**GIVEN REQUEST:**
Locate the lines where "React" occurs and copy them as they stand.

--- Start DATA SECTION ---

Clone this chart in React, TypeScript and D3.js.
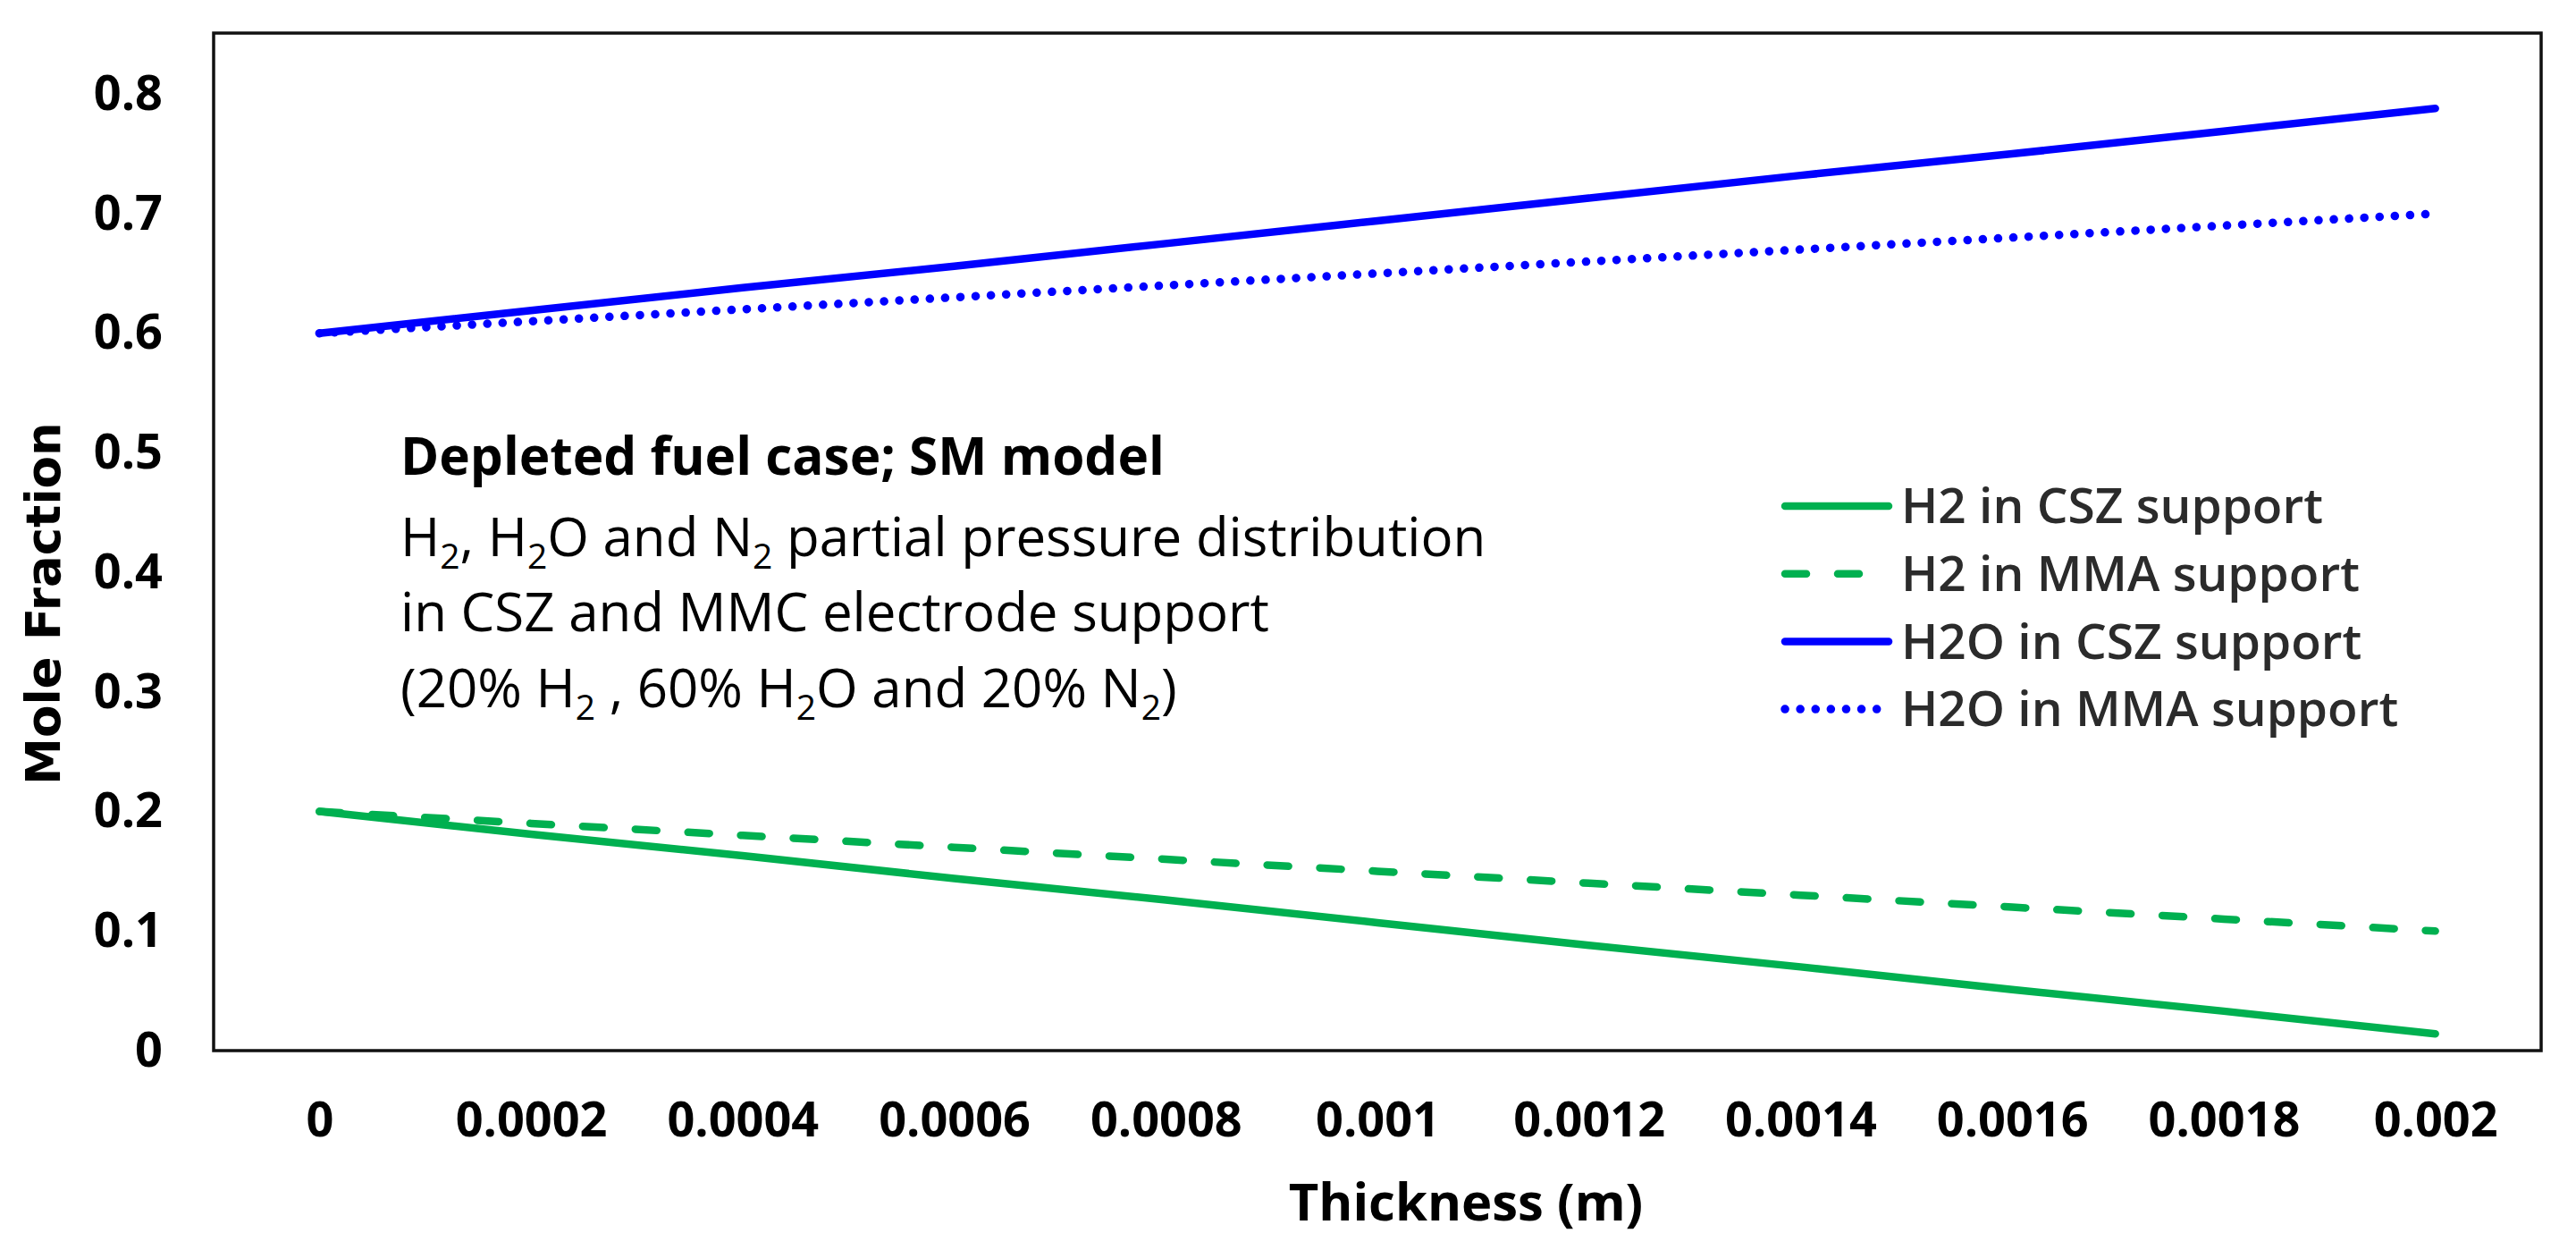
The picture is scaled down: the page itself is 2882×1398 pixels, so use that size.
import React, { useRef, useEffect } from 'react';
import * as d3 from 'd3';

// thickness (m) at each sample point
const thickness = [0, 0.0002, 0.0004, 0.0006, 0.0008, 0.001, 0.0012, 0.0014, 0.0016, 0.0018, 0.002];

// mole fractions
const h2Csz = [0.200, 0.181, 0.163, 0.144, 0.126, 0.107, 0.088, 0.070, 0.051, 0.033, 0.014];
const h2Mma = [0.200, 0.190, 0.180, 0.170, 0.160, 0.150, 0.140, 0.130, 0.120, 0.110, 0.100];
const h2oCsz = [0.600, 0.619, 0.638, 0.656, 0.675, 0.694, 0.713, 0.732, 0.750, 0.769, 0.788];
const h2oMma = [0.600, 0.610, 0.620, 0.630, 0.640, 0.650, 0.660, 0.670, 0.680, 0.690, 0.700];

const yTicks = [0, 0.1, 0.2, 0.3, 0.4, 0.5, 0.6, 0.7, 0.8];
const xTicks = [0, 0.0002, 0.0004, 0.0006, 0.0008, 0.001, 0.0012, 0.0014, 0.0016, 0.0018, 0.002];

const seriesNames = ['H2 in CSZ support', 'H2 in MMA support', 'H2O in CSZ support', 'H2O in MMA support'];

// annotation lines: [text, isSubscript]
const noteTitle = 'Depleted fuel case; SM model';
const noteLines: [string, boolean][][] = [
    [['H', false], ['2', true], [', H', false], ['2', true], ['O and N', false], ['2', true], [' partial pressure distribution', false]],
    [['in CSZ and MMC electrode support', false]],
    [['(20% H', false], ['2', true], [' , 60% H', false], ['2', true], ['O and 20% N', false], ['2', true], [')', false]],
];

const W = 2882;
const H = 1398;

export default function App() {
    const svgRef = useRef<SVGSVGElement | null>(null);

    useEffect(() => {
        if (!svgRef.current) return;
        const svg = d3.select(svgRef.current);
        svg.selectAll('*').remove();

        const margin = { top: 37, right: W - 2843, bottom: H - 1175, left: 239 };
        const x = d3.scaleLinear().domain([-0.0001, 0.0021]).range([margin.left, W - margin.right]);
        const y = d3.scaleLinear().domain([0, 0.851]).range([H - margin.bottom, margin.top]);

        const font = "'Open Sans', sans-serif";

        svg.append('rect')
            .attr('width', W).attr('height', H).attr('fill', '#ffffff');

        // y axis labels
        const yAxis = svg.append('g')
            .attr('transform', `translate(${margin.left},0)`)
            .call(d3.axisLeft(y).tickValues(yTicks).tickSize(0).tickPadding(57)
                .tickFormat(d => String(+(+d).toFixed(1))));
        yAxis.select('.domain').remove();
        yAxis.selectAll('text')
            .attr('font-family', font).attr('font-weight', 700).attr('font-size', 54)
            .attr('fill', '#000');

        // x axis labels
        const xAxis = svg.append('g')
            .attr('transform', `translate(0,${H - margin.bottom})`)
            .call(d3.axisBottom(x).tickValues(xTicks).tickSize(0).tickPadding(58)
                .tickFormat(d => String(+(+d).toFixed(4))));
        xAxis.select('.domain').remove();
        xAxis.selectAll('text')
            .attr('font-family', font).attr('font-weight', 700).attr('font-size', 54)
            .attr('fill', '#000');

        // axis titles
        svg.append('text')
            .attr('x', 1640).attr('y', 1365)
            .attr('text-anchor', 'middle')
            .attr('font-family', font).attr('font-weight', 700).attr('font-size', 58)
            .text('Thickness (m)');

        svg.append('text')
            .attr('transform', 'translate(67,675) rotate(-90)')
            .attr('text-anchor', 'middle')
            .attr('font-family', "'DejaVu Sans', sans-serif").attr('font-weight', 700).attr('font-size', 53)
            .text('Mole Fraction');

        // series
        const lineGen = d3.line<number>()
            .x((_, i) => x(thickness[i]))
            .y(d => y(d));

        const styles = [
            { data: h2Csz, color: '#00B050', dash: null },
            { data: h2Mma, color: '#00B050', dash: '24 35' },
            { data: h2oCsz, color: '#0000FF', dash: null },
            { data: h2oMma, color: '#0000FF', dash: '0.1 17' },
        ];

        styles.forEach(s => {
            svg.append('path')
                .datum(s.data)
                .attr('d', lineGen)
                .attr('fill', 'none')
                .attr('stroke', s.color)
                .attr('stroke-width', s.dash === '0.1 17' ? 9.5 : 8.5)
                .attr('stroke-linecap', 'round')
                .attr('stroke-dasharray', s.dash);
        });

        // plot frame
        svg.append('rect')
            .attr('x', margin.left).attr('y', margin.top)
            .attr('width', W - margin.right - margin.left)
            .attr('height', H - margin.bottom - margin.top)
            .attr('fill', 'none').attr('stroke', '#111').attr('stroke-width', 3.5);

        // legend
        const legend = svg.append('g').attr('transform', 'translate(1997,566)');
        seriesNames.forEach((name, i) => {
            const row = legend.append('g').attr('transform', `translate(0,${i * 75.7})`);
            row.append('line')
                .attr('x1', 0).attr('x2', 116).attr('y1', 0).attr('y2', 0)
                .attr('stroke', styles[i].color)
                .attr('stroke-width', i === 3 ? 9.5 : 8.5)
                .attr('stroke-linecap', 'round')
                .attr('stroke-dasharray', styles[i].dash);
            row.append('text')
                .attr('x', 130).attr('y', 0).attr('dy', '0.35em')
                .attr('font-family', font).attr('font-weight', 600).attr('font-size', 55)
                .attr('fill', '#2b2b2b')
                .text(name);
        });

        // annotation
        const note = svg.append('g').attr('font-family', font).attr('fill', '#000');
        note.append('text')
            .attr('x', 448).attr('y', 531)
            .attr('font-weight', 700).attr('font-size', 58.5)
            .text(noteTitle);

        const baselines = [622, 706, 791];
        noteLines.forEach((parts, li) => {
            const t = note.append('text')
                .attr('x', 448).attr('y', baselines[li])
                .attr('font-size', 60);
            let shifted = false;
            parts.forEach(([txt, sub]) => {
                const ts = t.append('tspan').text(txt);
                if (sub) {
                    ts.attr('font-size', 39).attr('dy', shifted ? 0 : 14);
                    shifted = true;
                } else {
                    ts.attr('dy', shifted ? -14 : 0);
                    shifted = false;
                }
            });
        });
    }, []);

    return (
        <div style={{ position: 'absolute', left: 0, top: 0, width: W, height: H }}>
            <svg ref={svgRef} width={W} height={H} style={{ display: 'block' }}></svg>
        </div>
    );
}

--- End DATA SECTION ---

**CORRECT RESULT:**
Clone this chart in React, TypeScript and D3.js.
import React, { useRef, useEffect } from 'react';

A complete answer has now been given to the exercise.